Томский театр кукол располагался в помещении старого купеческого склада. Было тесно – актерам репетировать, художникам и мастерам – делать кукол, шить костюмы… И тем не менее, Р. Виндерман смог реализовать здесь и свой талант, и талант своих единомышленников. Он был для них своеобразным энергетическим центром, который собирал, консолидировал его «театральную семью». Консолидировал даже тогда, когда «семья» из-за бытовых неурядиц, казалось, вот-вот распадется.
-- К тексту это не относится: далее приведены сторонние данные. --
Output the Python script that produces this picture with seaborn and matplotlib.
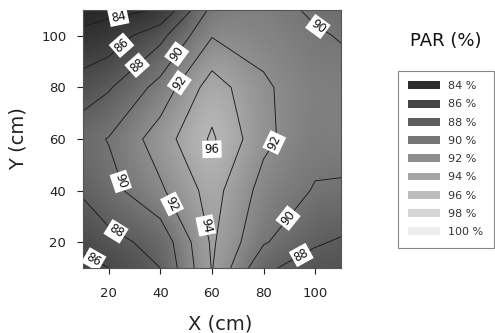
import numpy as np
import matplotlib
matplotlib.use("Agg")
import matplotlib.pyplot as plt
from matplotlib.colors import Normalize
from matplotlib.patches import Patch
import seaborn as sns

# Measurement grid (cm) and PAR values (% of open sky) at each node, rows ordered by Y
x_cm = [10, 20, 40, 60, 80, 100, 110]
y_cm = [10, 20, 40, 60, 80, 100, 110]
par_y10 = [85.6, 86.0, 88.0, 94.1, 88.3, 87.2, 87.0]
par_y20 = [86.3, 87.45, 88.6, 94.3, 90.2, 88.2, 87.8]
par_y40 = [88.3, 89.3, 91.7, 94.8, 91.26, 89.86, 89.7]
par_y60 = [89.3, 90.1, 93.0, 96.3, 92.47, 90.6, 90.9]
par_y80 = [86.9, 87.8, 90.7, 95.0, 92.3, 90.8, 90.9]
par_y100 = [84.4, 84.8, 87.44, 91.9, 91.3, 90.3, 89.85]
par_y110 = [83.3, 83.6, 84.1, 90.6, 91.0, 89.6, 89.3]

contour_levels = [84, 86, 88, 90, 92, 94, 96]
legend_levels = [84, 86, 88, 90, 92, 94, 96, 98, 100]
legend_labels = [f"{v} %" for v in legend_levels]

# where the contour values are printed
label_spots = [(24, 106), (25.5, 95.7), (14, 13), (32, 87.5), (23.6, 25.5),
               (92.8, 18.3), (46.8, 92.6), (26, 44), (86.4, 31.8), (100, 102),
               (47.6, 81.6), (43.7, 34.4), (82, 60), (60, 27), (58.5, 54)]

sns.set_theme(style="ticks")
plt.rcParams["font.family"] = ["DejaVu Sans"]

X = np.array(x_cm, float)
Y = np.array(y_cm, float)
Z = np.array([par_y10, par_y20, par_y40, par_y60, par_y80, par_y100, par_y110])

# smooth shaded background: bilinear resampling of the grid, then a soft blur
n = 400
fx = np.linspace(X.min(), X.max(), n)
fy = np.linspace(Y.min(), Y.max(), n)
rows = np.array([np.interp(fx, X, r) for r in Z])
fine = np.array([np.interp(fy, Y, rows[:, j]) for j in range(n)]).T


def blur(a, sigma):
    r = int(3 * sigma)
    k = np.exp(-0.5 * (np.arange(-r, r + 1) / sigma) ** 2)
    k /= k.sum()
    a = np.pad(a, r, mode="edge")
    a = np.apply_along_axis(lambda v: np.convolve(v, k, mode="valid"), 0, a)
    a = np.apply_along_axis(lambda v: np.convolve(v, k, mode="valid"), 1, a)
    return a


shade = blur(fine, 18)

cmap = sns.blend_palette(["#161616", "#f8f8f8"], as_cmap=True)
norm = Normalize(vmin=82, vmax=101)

fig = plt.figure(figsize=(4.95, 3.33), dpi=100)
ax = fig.add_axes([83 / 495, 1 - 268 / 333, 258 / 495, 258 / 333])

ax.imshow(shade, extent=[X.min(), X.max(), Y.min(), Y.max()], origin="lower",
          cmap=cmap, norm=norm, aspect="auto", interpolation="bilinear")
cs = ax.contour(X, Y, Z, levels=contour_levels, colors="#1a1a1a", linewidths=0.65)
texts = ax.clabel(cs, fmt="%d", fontsize=8.5, inline=True, inline_spacing=2,
                  manual=label_spots, colors="#111111")
for t in texts:
    t.set_bbox(dict(facecolor="white", edgecolor="none", pad=1.5))

ax.set_xlim(10, 110)
ax.set_ylim(10, 110)
ax.set_xticks([20, 40, 60, 80, 100])
ax.set_yticks([20, 40, 60, 80, 100])
ax.tick_params(axis="both", direction="out", length=4, width=0.8,
               colors="#222222", labelsize=9.5)
ax.tick_params(axis="x", pad=10)
ax.tick_params(axis="y", pad=8)
for s in ax.spines.values():
    s.set_visible(True)
    s.set_linewidth(0.8)
    s.set_color("#555555")

ax.set_xlabel("X (cm)", fontsize=14, color="#222222")
ax.set_ylabel("Y (cm)", fontsize=14, color="#222222")
ax.xaxis.set_label_coords(0.53, -0.18)
ax.yaxis.set_label_coords(-0.215, 0.5)

handles = [Patch(facecolor=cmap(norm(v)), edgecolor="none") for v in legend_levels]
leg = fig.legend(handles, legend_labels, loc="upper left",
                 bbox_to_anchor=(397.7 / 495, 1 - 70.7 / 333), borderaxespad=0,
                 fontsize=8, handlelength=2.9, handleheight=0.72,
                 labelspacing=0.74, handletextpad=0.72, borderpad=0.95,
                 fancybox=False, framealpha=1, edgecolor="#888888")
leg.get_frame().set_linewidth(0.8)
for t in leg.get_texts():
    t.set_color("#333333")

fig.text(446 / 495, 1 - 41 / 333, "PAR (%)", ha="center", va="center",
         fontsize=13, color="#111111")

fig.savefig("out.png", dpi=100)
Но, благодаря личности режиссера, театр устоял, а испытания только сплотили творческий коллектив.

Актер Томского театра Д. Никифоров вспоминал: «Когда я приехал в этот театр, увидел труппу, репертуар, то подумал – так просто не бывает, как же мне повезло! <…> это были лучшие годы в моей творческой жизни. Роман Михайлович был великой души человек, безумно интеллигентный, умный. Он и научил нас актерскому мастерству, и привил культуру. Не научил только плести интриг – этого он сам не умел. Наверное, не было другого режиссера, который бы так любил своих артистов. За ним мы действительно были как за каменной спиной. В 1996 году наш театр проводил фестиваль „Безграничный театр“, и губернатор Кресс подарил „Скомороху“ некоторую сумму денег. Роман Михайлович тогда настоял, чтобы эти средства пошли на помощь артистам. Нам с женою (она тоже тогда работала в „Скоморохе“, бутафором) купили квартиру – до этого мы с детьми ютились в крошечной комнатушке. Когда в 1990 у „Скомороха“ отобрали здание, и поползли слухи, что наш театр закроют, Роман Михайлович собрал у себя дома всех артистов. И предложил такой вариант – если случится худшее, то все равно сохранить нашу компанию, а где играть – неважно <…> Хотя у Виндермана всегда было достаточно предложений по работе, его звали в различные театры, даже в известный петербургский Большой театр кукол, но он не уехал, не бросил Томск и своих артистов <…> Играли по детским садикам, школам, в ДК и на других площадках, но в основном ездили „по заграницам“ на фестивали и гастроли, куда нас постоянно звали» [441] .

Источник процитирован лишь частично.